··· COLLECTED MATERIAL
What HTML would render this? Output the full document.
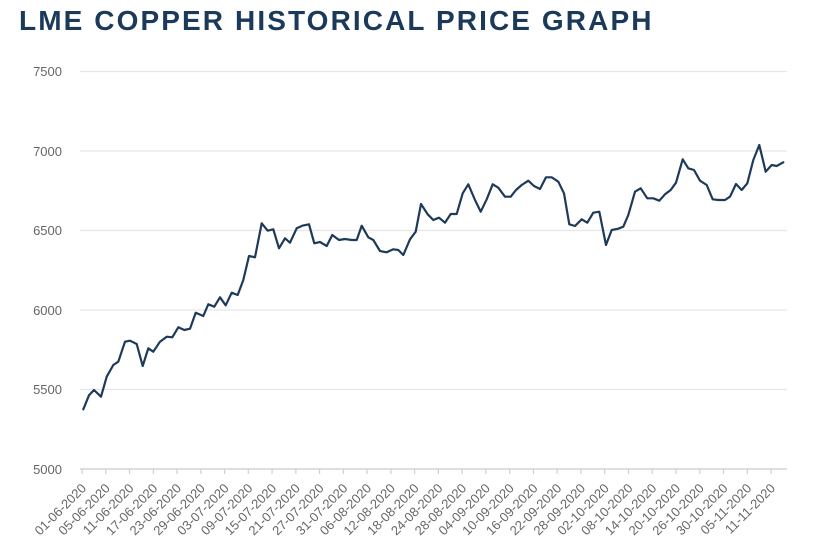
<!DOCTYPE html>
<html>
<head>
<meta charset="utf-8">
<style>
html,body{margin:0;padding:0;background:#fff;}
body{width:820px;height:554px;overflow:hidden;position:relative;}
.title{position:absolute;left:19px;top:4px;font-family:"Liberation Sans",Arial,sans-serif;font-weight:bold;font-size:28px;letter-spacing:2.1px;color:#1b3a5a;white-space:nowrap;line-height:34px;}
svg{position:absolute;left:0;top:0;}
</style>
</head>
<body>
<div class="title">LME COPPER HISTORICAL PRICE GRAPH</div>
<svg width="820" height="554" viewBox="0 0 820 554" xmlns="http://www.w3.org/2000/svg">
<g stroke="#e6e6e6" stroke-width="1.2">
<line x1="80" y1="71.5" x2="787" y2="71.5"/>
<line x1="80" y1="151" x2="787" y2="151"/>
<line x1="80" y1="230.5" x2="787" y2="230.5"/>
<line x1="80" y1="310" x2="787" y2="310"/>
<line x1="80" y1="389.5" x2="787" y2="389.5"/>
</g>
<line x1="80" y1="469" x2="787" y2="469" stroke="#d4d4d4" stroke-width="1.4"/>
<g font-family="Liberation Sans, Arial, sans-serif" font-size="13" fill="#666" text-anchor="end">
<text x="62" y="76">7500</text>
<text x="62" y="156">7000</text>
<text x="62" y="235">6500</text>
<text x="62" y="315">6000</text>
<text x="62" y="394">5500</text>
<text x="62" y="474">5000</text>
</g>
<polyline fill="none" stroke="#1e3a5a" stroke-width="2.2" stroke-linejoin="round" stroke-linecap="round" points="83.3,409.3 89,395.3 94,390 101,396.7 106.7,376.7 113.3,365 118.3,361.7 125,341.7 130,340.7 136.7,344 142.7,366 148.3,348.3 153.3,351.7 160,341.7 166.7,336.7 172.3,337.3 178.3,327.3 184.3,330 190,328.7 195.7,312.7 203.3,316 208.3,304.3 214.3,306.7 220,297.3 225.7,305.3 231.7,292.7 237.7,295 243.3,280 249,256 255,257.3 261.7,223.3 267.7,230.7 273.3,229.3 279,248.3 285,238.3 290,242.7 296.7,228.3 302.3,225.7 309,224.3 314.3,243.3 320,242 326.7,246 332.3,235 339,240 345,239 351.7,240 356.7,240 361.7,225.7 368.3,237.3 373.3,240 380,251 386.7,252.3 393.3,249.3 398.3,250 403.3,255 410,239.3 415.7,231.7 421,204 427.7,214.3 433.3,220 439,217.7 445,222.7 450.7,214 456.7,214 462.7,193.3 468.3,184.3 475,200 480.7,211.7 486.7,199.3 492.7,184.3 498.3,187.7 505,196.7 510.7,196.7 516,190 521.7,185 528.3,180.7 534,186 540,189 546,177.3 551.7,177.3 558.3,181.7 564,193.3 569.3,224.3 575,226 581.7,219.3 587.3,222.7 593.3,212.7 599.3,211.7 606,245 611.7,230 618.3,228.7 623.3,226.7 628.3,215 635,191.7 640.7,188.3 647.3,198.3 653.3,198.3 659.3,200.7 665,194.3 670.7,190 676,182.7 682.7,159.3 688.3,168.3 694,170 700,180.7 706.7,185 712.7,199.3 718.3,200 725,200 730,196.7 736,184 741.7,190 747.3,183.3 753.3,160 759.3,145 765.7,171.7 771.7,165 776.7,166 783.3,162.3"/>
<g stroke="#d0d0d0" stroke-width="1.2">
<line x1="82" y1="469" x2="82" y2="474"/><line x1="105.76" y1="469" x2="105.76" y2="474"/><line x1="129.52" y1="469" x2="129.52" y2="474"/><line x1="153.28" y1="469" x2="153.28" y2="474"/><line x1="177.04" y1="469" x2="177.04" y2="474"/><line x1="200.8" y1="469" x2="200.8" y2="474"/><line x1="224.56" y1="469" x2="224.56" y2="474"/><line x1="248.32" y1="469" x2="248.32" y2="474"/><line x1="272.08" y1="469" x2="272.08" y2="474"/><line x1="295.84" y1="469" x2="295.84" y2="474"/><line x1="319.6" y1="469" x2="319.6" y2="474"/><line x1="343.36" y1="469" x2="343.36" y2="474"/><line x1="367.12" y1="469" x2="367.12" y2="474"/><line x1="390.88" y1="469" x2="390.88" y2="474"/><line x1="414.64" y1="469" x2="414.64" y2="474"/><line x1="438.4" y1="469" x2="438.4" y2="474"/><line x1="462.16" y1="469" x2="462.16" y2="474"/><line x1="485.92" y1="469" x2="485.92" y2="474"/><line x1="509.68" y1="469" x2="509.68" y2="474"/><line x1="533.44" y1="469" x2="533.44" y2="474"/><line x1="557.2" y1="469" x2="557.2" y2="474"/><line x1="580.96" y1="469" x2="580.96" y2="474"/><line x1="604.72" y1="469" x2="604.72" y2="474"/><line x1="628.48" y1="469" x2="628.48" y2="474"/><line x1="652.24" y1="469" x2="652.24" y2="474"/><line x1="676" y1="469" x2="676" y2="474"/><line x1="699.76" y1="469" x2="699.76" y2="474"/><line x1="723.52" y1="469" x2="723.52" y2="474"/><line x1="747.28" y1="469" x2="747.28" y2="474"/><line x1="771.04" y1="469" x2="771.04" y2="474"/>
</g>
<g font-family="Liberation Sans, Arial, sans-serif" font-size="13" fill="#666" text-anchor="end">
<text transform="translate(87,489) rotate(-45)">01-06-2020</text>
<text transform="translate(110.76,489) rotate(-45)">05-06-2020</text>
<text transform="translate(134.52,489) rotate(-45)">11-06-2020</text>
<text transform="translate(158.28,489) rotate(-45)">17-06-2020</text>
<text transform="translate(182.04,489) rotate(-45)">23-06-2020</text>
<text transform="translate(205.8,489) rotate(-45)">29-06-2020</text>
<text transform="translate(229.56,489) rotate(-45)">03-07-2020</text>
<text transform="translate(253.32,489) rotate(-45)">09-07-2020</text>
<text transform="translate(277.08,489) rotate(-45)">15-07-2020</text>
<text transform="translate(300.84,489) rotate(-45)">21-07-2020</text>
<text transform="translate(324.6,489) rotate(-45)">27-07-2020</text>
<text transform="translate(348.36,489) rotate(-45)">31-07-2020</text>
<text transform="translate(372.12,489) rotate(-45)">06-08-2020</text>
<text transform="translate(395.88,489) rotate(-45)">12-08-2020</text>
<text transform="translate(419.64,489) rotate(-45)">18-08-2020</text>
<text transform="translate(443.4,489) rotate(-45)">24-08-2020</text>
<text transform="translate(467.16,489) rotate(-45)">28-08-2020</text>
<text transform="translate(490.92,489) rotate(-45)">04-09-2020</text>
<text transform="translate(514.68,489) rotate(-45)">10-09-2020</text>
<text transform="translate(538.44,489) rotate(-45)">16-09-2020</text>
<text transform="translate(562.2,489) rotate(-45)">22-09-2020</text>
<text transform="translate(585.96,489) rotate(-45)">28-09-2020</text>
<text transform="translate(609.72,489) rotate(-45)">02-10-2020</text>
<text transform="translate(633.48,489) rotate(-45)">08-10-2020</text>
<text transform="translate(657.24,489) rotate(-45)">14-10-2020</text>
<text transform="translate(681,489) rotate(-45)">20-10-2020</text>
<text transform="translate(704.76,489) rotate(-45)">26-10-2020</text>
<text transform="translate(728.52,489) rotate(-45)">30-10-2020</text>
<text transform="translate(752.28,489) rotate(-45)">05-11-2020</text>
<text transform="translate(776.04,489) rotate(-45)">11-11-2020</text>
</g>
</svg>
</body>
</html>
······
TO DO. Make an exact copy of the listing above. Do not include the pictures.

WRITTEN SOLUTION.
What HTML would render this? Output the full document.
<!DOCTYPE html>
<html>
<head>
<meta charset="utf-8">
<style>
html,body{margin:0;padding:0;background:#fff;}
body{width:820px;height:554px;overflow:hidden;position:relative;}
.title{position:absolute;left:19px;top:4px;font-family:"Liberation Sans",Arial,sans-serif;font-weight:bold;font-size:28px;letter-spacing:2.1px;color:#1b3a5a;white-space:nowrap;line-height:34px;}
svg{position:absolute;left:0;top:0;}
</style>
</head>
<body>
<div class="title">LME COPPER HISTORICAL PRICE GRAPH</div>
<svg width="820" height="554" viewBox="0 0 820 554" xmlns="http://www.w3.org/2000/svg">
<g stroke="#e6e6e6" stroke-width="1.2">
<line x1="80" y1="71.5" x2="787" y2="71.5"/>
<line x1="80" y1="151" x2="787" y2="151"/>
<line x1="80" y1="230.5" x2="787" y2="230.5"/>
<line x1="80" y1="310" x2="787" y2="310"/>
<line x1="80" y1="389.5" x2="787" y2="389.5"/>
</g>
<line x1="80" y1="469" x2="787" y2="469" stroke="#d4d4d4" stroke-width="1.4"/>
<g font-family="Liberation Sans, Arial, sans-serif" font-size="13" fill="#666" text-anchor="end">
<text x="62" y="76">7500</text>
<text x="62" y="156">7000</text>
<text x="62" y="235">6500</text>
<text x="62" y="315">6000</text>
<text x="62" y="394">5500</text>
<text x="62" y="474">5000</text>
</g>
<polyline fill="none" stroke="#1e3a5a" stroke-width="2.2" stroke-linejoin="round" stroke-linecap="round" points="83.3,409.3 89,395.3 94,390 101,396.7 106.7,376.7 113.3,365 118.3,361.7 125,341.7 130,340.7 136.7,344 142.7,366 148.3,348.3 153.3,351.7 160,341.7 166.7,336.7 172.3,337.3 178.3,327.3 184.3,330 190,328.7 195.7,312.7 203.3,316 208.3,304.3 214.3,306.7 220,297.3 225.7,305.3 231.7,292.7 237.7,295 243.3,280 249,256 255,257.3 261.7,223.3 267.7,230.7 273.3,229.3 279,248.3 285,238.3 290,242.7 296.7,228.3 302.3,225.7 309,224.3 314.3,243.3 320,242 326.7,246 332.3,235 339,240 345,239 351.7,240 356.7,240 361.7,225.7 368.3,237.3 373.3,240 380,251 386.7,252.3 393.3,249.3 398.3,250 403.3,255 410,239.3 415.7,231.7 421,204 427.7,214.3 433.3,220 439,217.7 445,222.7 450.7,214 456.7,214 462.7,193.3 468.3,184.3 475,200 480.7,211.7 486.7,199.3 492.7,184.3 498.3,187.7 505,196.7 510.7,196.7 516,190 521.7,185 528.3,180.7 534,186 540,189 546,177.3 551.7,177.3 558.3,181.7 564,193.3 569.3,224.3 575,226 581.7,219.3 587.3,222.7 593.3,212.7 599.3,211.7 606,245 611.7,230 618.3,228.7 623.3,226.7 628.3,215 635,191.7 640.7,188.3 647.3,198.3 653.3,198.3 659.3,200.7 665,194.3 670.7,190 676,182.7 682.7,159.3 688.3,168.3 694,170 700,180.7 706.7,185 712.7,199.3 718.3,200 725,200 730,196.7 736,184 741.7,190 747.3,183.3 753.3,160 759.3,145 765.7,171.7 771.7,165 776.7,166 783.3,162.3"/>
<g stroke="#d0d0d0" stroke-width="1.2">
<line x1="82" y1="469" x2="82" y2="474"/><line x1="105.76" y1="469" x2="105.76" y2="474"/><line x1="129.52" y1="469" x2="129.52" y2="474"/><line x1="153.28" y1="469" x2="153.28" y2="474"/><line x1="177.04" y1="469" x2="177.04" y2="474"/><line x1="200.8" y1="469" x2="200.8" y2="474"/><line x1="224.56" y1="469" x2="224.56" y2="474"/><line x1="248.32" y1="469" x2="248.32" y2="474"/><line x1="272.08" y1="469" x2="272.08" y2="474"/><line x1="295.84" y1="469" x2="295.84" y2="474"/><line x1="319.6" y1="469" x2="319.6" y2="474"/><line x1="343.36" y1="469" x2="343.36" y2="474"/><line x1="367.12" y1="469" x2="367.12" y2="474"/><line x1="390.88" y1="469" x2="390.88" y2="474"/><line x1="414.64" y1="469" x2="414.64" y2="474"/><line x1="438.4" y1="469" x2="438.4" y2="474"/><line x1="462.16" y1="469" x2="462.16" y2="474"/><line x1="485.92" y1="469" x2="485.92" y2="474"/><line x1="509.68" y1="469" x2="509.68" y2="474"/><line x1="533.44" y1="469" x2="533.44" y2="474"/><line x1="557.2" y1="469" x2="557.2" y2="474"/><line x1="580.96" y1="469" x2="580.96" y2="474"/><line x1="604.72" y1="469" x2="604.72" y2="474"/><line x1="628.48" y1="469" x2="628.48" y2="474"/><line x1="652.24" y1="469" x2="652.24" y2="474"/><line x1="676" y1="469" x2="676" y2="474"/><line x1="699.76" y1="469" x2="699.76" y2="474"/><line x1="723.52" y1="469" x2="723.52" y2="474"/><line x1="747.28" y1="469" x2="747.28" y2="474"/><line x1="771.04" y1="469" x2="771.04" y2="474"/>
</g>
<g font-family="Liberation Sans, Arial, sans-serif" font-size="13" fill="#666" text-anchor="end">
<text transform="translate(87,489) rotate(-45)">01-06-2020</text>
<text transform="translate(110.76,489) rotate(-45)">05-06-2020</text>
<text transform="translate(134.52,489) rotate(-45)">11-06-2020</text>
<text transform="translate(158.28,489) rotate(-45)">17-06-2020</text>
<text transform="translate(182.04,489) rotate(-45)">23-06-2020</text>
<text transform="translate(205.8,489) rotate(-45)">29-06-2020</text>
<text transform="translate(229.56,489) rotate(-45)">03-07-2020</text>
<text transform="translate(253.32,489) rotate(-45)">09-07-2020</text>
<text transform="translate(277.08,489) rotate(-45)">15-07-2020</text>
<text transform="translate(300.84,489) rotate(-45)">21-07-2020</text>
<text transform="translate(324.6,489) rotate(-45)">27-07-2020</text>
<text transform="translate(348.36,489) rotate(-45)">31-07-2020</text>
<text transform="translate(372.12,489) rotate(-45)">06-08-2020</text>
<text transform="translate(395.88,489) rotate(-45)">12-08-2020</text>
<text transform="translate(419.64,489) rotate(-45)">18-08-2020</text>
<text transform="translate(443.4,489) rotate(-45)">24-08-2020</text>
<text transform="translate(467.16,489) rotate(-45)">28-08-2020</text>
<text transform="translate(490.92,489) rotate(-45)">04-09-2020</text>
<text transform="translate(514.68,489) rotate(-45)">10-09-2020</text>
<text transform="translate(538.44,489) rotate(-45)">16-09-2020</text>
<text transform="translate(562.2,489) rotate(-45)">22-09-2020</text>
<text transform="translate(585.96,489) rotate(-45)">28-09-2020</text>
<text transform="translate(609.72,489) rotate(-45)">02-10-2020</text>
<text transform="translate(633.48,489) rotate(-45)">08-10-2020</text>
<text transform="translate(657.24,489) rotate(-45)">14-10-2020</text>
<text transform="translate(681,489) rotate(-45)">20-10-2020</text>
<text transform="translate(704.76,489) rotate(-45)">26-10-2020</text>
<text transform="translate(728.52,489) rotate(-45)">30-10-2020</text>
<text transform="translate(752.28,489) rotate(-45)">05-11-2020</text>
<text transform="translate(776.04,489) rotate(-45)">11-11-2020</text>
</g>
</svg>
</body>
</html>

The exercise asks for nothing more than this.